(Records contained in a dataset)
-------

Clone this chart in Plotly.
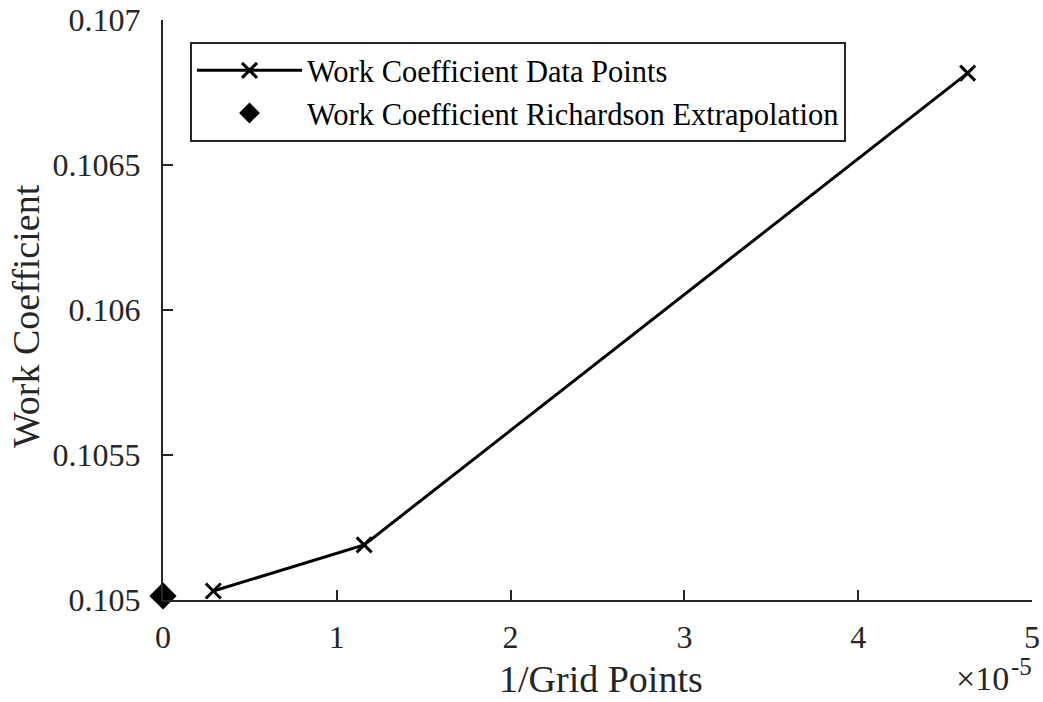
import plotly.graph_objects as go

# Data
inv_grid_points = [1/345600, 1/86400, 1/21600]
work_coeff = [0.105031, 0.105190, 0.106817]
rich_x = [0.0]
rich_y = [0.105014]

x_tick_vals = [0, 1e-5, 2e-5, 3e-5, 4e-5, 5e-5]
x_tick_text = ["0", "1", "2", "3", "4", "5"]
y_tick_vals = [0.105, 0.1055, 0.106, 0.1065, 0.107]
y_tick_text = ["0.105", "0.1055", "0.106", "0.1065", "0.107"]

FONT = "Liberation Serif"
AX = "#262626"

# plot area in pixels: x 163..1032, y 20..600
L, R, T, B = 163, 11, 20, 102
W, H = 1043, 702
PW, PH = W - L - R, H - T - B


def px(xp):
    return (xp - L) / PW


def py(yp):
    return (H - B - yp) / PH


fig = go.Figure()
fig.add_trace(go.Scatter(
    x=inv_grid_points, y=work_coeff, mode="lines+markers",
    name="Work Coefficient Data Points",
    line=dict(color="black", width=3),
    marker=dict(symbol="x-thin", size=15, line=dict(color="black", width=3), color="black"),
    cliponaxis=False,
))
fig.add_trace(go.Scatter(
    x=rich_x, y=rich_y, mode="markers",
    name="Work Coefficient Richardson Extrapolation",
    marker=dict(symbol="diamond", size=21, color="black", line=dict(width=0)),
    cliponaxis=False,
))

fig.update_layout(
    width=W, height=H,
    margin=dict(l=L, r=R, t=T, b=B, autoexpand=False),
    paper_bgcolor="white", plot_bgcolor="white",
    font=dict(family=FONT, color=AX, size=32),
    showlegend=True,
    legend=dict(
        x=px(190), y=py(42), xanchor="left", yanchor="top",
        bgcolor="white", bordercolor=AX, borderwidth=2,
        font=dict(family=FONT, size=30.5, color="black"),
        itemwidth=105, tracegroupgap=0,
    ),
    xaxis=dict(
        range=[0, 5e-5], tickvals=x_tick_vals, ticktext=x_tick_text,
        showgrid=False, zeroline=False, showline=True, linecolor=AX, linewidth=2,
        ticks="inside", ticklen=10, tickwidth=2, tickcolor=AX, automargin=False,
        tickfont=dict(family=FONT, size=32, color=AX), ticklabelstandoff=8,
    ),
    yaxis=dict(
        range=[0.105, 0.107], tickvals=y_tick_vals, ticktext=y_tick_text,
        showgrid=False, zeroline=False, showline=True, linecolor=AX, linewidth=2,
        ticks="inside", ticklen=10, tickwidth=2, tickcolor=AX, automargin=False,
        tickfont=dict(family=FONT, size=32, color=AX), ticklabelstandoff=14,
    ),
    annotations=[
        dict(text="1/Grid Points", xref="paper", yref="paper", x=px(601), y=py(679),
             xanchor="center", yanchor="middle", showarrow=False,
             font=dict(family=FONT, size=38, color=AX)),
        dict(text="Work Coefficient", xref="paper", yref="paper", x=px(26), y=py(316),
             xanchor="center", yanchor="middle", showarrow=False, textangle=-90,
             font=dict(family=FONT, size=38, color=AX)),
        dict(text="×10", xref="paper", yref="paper", x=px(1011), y=py(679),
             xanchor="right", yanchor="middle", showarrow=False,
             font=dict(family=FONT, size=34, color=AX)),
        dict(text="-5", xref="paper", yref="paper", x=px(1009), y=py(666),
             xanchor="left", yanchor="middle", showarrow=False,
             font=dict(family=FONT, size=25, color=AX)),
    ],
)

fig.write_html("out.html")
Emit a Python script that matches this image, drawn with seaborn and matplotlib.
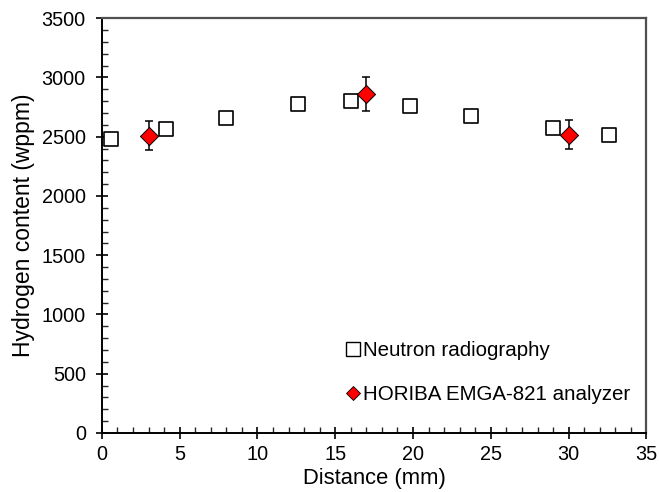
import matplotlib
matplotlib.use("Agg")
import matplotlib.pyplot as plt
import seaborn as sns
import pandas as pd
from matplotlib.ticker import MultipleLocator
from matplotlib.lines import Line2D

sns.set_style("white")
plt.rcParams['font.family'] = ['Liberation Sans', 'DejaVu Sans']

nr_distance = [0.6, 4.1, 8.0, 12.6, 16.0, 19.8, 23.7, 29.0, 32.6]
nr_hydrogen = [2478, 2567, 2655, 2777, 2804, 2758, 2673, 2572, 2515]

hor_distance = [3.0, 17.0, 30.0]
hor_hydrogen = [2508, 2857, 2518]
hor_error = [124, 143, 125]

df_nr = pd.DataFrame({"Distance": nr_distance, "Hydrogen": nr_hydrogen})
df_hor = pd.DataFrame({"Distance": hor_distance, "Hydrogen": hor_hydrogen, "err": hor_error})

fig = plt.figure(figsize=(6.59, 4.92), dpi=100)
ax = fig.add_axes([0.1545, 0.12, 0.8265, 0.843])

sns.scatterplot(data=df_nr, x="Distance", y="Hydrogen", ax=ax, marker="s", s=100,
                facecolor="white", edgecolor="black", linewidth=1.2, zorder=3, legend=False)
ax.errorbar(df_hor["Distance"], df_hor["Hydrogen"], yerr=df_hor["err"], fmt="none",
            ecolor="black", elinewidth=1.1, capsize=3, capthick=1.1, zorder=4)
sns.scatterplot(data=df_hor, x="Distance", y="Hydrogen", ax=ax, marker="D", s=85,
                color="#ff0000", edgecolor="black", linewidth=0.7, zorder=5, legend=False)

ax.set_xlim(0, 35)
ax.set_ylim(0, 3500)
ax.xaxis.set_major_locator(MultipleLocator(5))
ax.xaxis.set_minor_locator(MultipleLocator(1))
ax.yaxis.set_major_locator(MultipleLocator(500))
ax.yaxis.set_minor_locator(MultipleLocator(100))
ax.tick_params(which="major", direction="inout", length=9, width=1.2, labelsize=14.3,
               colors="black", labelcolor="black")
ax.tick_params(which="minor", direction="in", length=4, width=1.0)
ax.tick_params(axis="both", which="both", bottom=True, left=True, top=False, right=False)
ax.tick_params(axis="x", pad=4)
ax.tick_params(axis="y", pad=7)

for side in ["left", "bottom"]:
    ax.spines[side].set_color("black")
    ax.spines[side].set_linewidth(1.4)
for side in ["top", "right"]:
    ax.spines[side].set_color("#505050")
    ax.spines[side].set_linewidth(1.6)

ax.set_xlabel("Distance (mm)", fontsize=15.8, labelpad=3, color="black")
ax.set_ylabel("Hydrogen content (wppm)", fontsize=16.5, labelpad=5, color="black")

handles = [
    Line2D([], [], linestyle="none", marker="s", markersize=9.5, markerfacecolor="white",
           markeredgecolor="black", markeredgewidth=1.0),
    Line2D([], [], linestyle="none", marker="D", markersize=7, markerfacecolor="#ff0000",
           markeredgecolor="black", markeredgewidth=0.6),
]
ax.legend(handles, ["Neutron radiography", "HORIBA EMGA-821 analyzer"], loc="lower left",
          bbox_to_anchor=(0.415, 0.025), frameon=False, fontsize=14.8, handlelength=0.6,
          handletextpad=0.2, labelspacing=1.2, labelcolor="black")

fig.savefig("out.png", dpi=100)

-------

Stated goal —
Give again, word for word, every line from the top of the data above to the line holding "return (H - B - yp) / PH", inclusive, with the pictures left out.

Complete output —
Clone this chart in Plotly.
import plotly.graph_objects as go

# Data
inv_grid_points = [1/345600, 1/86400, 1/21600]
work_coeff = [0.105031, 0.105190, 0.106817]
rich_x = [0.0]
rich_y = [0.105014]

x_tick_vals = [0, 1e-5, 2e-5, 3e-5, 4e-5, 5e-5]
x_tick_text = ["0", "1", "2", "3", "4", "5"]
y_tick_vals = [0.105, 0.1055, 0.106, 0.1065, 0.107]
y_tick_text = ["0.105", "0.1055", "0.106", "0.1065", "0.107"]

FONT = "Liberation Serif"
AX = "#262626"

# plot area in pixels: x 163..1032, y 20..600
L, R, T, B = 163, 11, 20, 102
W, H = 1043, 702
PW, PH = W - L - R, H - T - B


def px(xp):
    return (xp - L) / PW


def py(yp):
    return (H - B - yp) / PH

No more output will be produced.